START Information shown
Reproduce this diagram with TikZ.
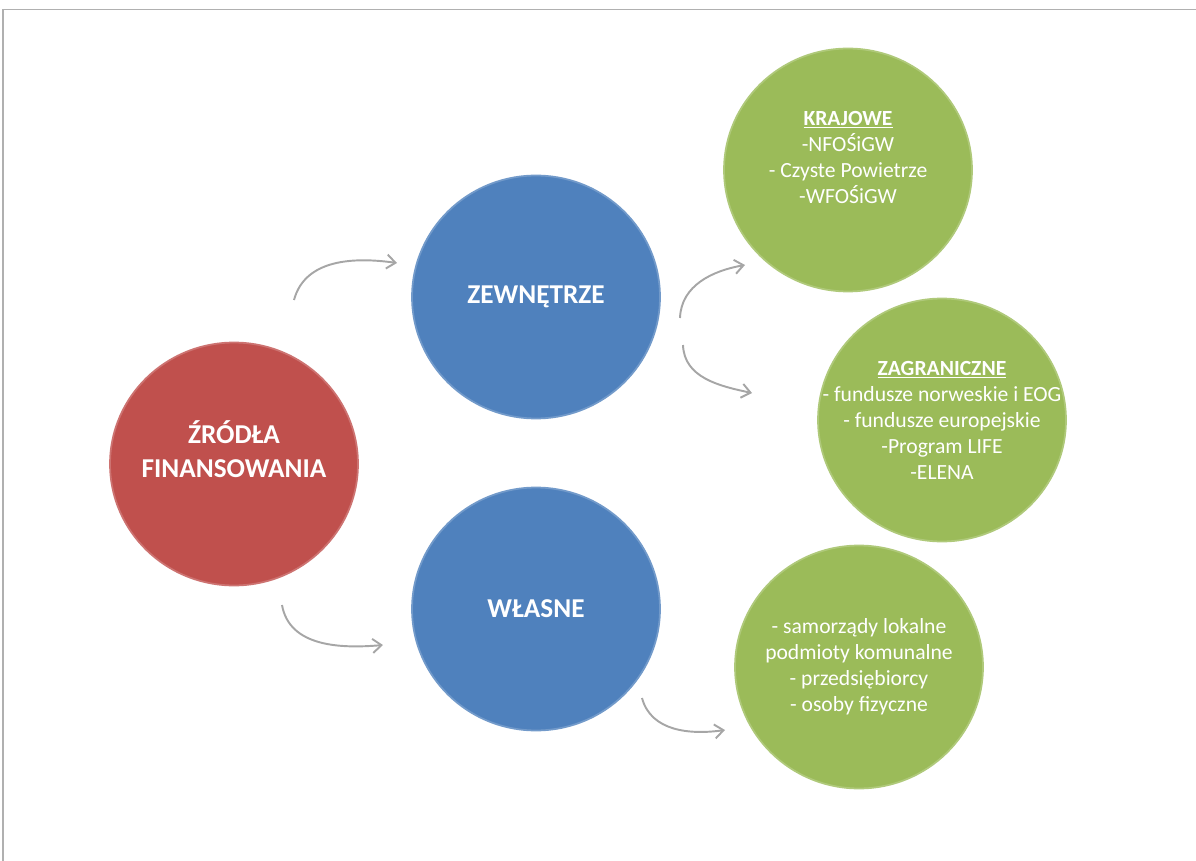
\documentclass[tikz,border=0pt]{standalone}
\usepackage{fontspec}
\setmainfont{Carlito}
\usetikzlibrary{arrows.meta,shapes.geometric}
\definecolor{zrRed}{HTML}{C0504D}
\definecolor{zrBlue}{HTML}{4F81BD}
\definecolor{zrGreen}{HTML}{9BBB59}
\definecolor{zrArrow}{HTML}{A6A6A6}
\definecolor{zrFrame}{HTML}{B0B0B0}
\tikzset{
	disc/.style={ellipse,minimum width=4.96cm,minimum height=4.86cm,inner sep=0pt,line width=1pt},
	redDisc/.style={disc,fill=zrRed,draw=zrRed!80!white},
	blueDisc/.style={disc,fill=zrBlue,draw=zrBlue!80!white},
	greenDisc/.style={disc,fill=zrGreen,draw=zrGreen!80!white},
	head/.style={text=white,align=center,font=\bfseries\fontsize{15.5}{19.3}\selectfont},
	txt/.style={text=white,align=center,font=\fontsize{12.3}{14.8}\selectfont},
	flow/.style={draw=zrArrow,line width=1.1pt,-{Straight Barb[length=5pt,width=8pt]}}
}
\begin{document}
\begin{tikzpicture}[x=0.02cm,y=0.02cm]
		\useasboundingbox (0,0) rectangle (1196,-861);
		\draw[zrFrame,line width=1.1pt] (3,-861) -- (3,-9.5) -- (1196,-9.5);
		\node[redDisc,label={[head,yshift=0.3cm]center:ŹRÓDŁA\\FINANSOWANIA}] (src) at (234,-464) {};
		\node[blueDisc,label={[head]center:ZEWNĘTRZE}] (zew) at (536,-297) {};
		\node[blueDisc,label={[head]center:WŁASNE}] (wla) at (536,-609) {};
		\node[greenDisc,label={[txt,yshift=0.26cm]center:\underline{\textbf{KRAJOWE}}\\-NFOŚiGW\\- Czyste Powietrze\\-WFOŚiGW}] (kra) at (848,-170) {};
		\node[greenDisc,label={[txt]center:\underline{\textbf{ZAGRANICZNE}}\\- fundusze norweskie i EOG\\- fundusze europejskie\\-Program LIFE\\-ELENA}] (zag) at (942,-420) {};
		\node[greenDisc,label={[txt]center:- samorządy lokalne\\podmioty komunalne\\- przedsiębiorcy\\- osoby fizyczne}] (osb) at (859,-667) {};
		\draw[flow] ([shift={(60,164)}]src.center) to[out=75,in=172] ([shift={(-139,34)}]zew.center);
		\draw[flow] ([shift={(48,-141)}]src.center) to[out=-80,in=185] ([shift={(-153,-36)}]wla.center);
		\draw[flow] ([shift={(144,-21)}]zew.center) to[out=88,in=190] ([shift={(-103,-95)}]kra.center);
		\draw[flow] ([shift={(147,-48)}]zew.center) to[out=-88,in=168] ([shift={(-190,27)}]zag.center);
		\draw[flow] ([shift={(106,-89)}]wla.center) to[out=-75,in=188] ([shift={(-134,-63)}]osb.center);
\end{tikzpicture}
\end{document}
END Information shown
Stated goal
Give the data above again in full and unchanged, skipping the pictures.

The completed task
Reproduce this diagram with TikZ.
\documentclass[tikz,border=0pt]{standalone}
\usepackage{fontspec}
\setmainfont{Carlito}
\usetikzlibrary{arrows.meta,shapes.geometric}
\definecolor{zrRed}{HTML}{C0504D}
\definecolor{zrBlue}{HTML}{4F81BD}
\definecolor{zrGreen}{HTML}{9BBB59}
\definecolor{zrArrow}{HTML}{A6A6A6}
\definecolor{zrFrame}{HTML}{B0B0B0}
\tikzset{
	disc/.style={ellipse,minimum width=4.96cm,minimum height=4.86cm,inner sep=0pt,line width=1pt},
	redDisc/.style={disc,fill=zrRed,draw=zrRed!80!white},
	blueDisc/.style={disc,fill=zrBlue,draw=zrBlue!80!white},
	greenDisc/.style={disc,fill=zrGreen,draw=zrGreen!80!white},
	head/.style={text=white,align=center,font=\bfseries\fontsize{15.5}{19.3}\selectfont},
	txt/.style={text=white,align=center,font=\fontsize{12.3}{14.8}\selectfont},
	flow/.style={draw=zrArrow,line width=1.1pt,-{Straight Barb[length=5pt,width=8pt]}}
}
\begin{document}
\begin{tikzpicture}[x=0.02cm,y=0.02cm]
		\useasboundingbox (0,0) rectangle (1196,-861);
		\draw[zrFrame,line width=1.1pt] (3,-861) -- (3,-9.5) -- (1196,-9.5);
		\node[redDisc,label={[head,yshift=0.3cm]center:ŹRÓDŁA\\FINANSOWANIA}] (src) at (234,-464) {};
		\node[blueDisc,label={[head]center:ZEWNĘTRZE}] (zew) at (536,-297) {};
		\node[blueDisc,label={[head]center:WŁASNE}] (wla) at (536,-609) {};
		\node[greenDisc,label={[txt,yshift=0.26cm]center:\underline{\textbf{KRAJOWE}}\\-NFOŚiGW\\- Czyste Powietrze\\-WFOŚiGW}] (kra) at (848,-170) {};
		\node[greenDisc,label={[txt]center:\underline{\textbf{ZAGRANICZNE}}\\- fundusze norweskie i EOG\\- fundusze europejskie\\-Program LIFE\\-ELENA}] (zag) at (942,-420) {};
		\node[greenDisc,label={[txt]center:- samorządy lokalne\\podmioty komunalne\\- przedsiębiorcy\\- osoby fizyczne}] (osb) at (859,-667) {};
		\draw[flow] ([shift={(60,164)}]src.center) to[out=75,in=172] ([shift={(-139,34)}]zew.center);
		\draw[flow] ([shift={(48,-141)}]src.center) to[out=-80,in=185] ([shift={(-153,-36)}]wla.center);
		\draw[flow] ([shift={(144,-21)}]zew.center) to[out=88,in=190] ([shift={(-103,-95)}]kra.center);
		\draw[flow] ([shift={(147,-48)}]zew.center) to[out=-88,in=168] ([shift={(-190,27)}]zag.center);
		\draw[flow] ([shift={(106,-89)}]wla.center) to[out=-75,in=188] ([shift={(-134,-63)}]osb.center);
\end{tikzpicture}
\end{document}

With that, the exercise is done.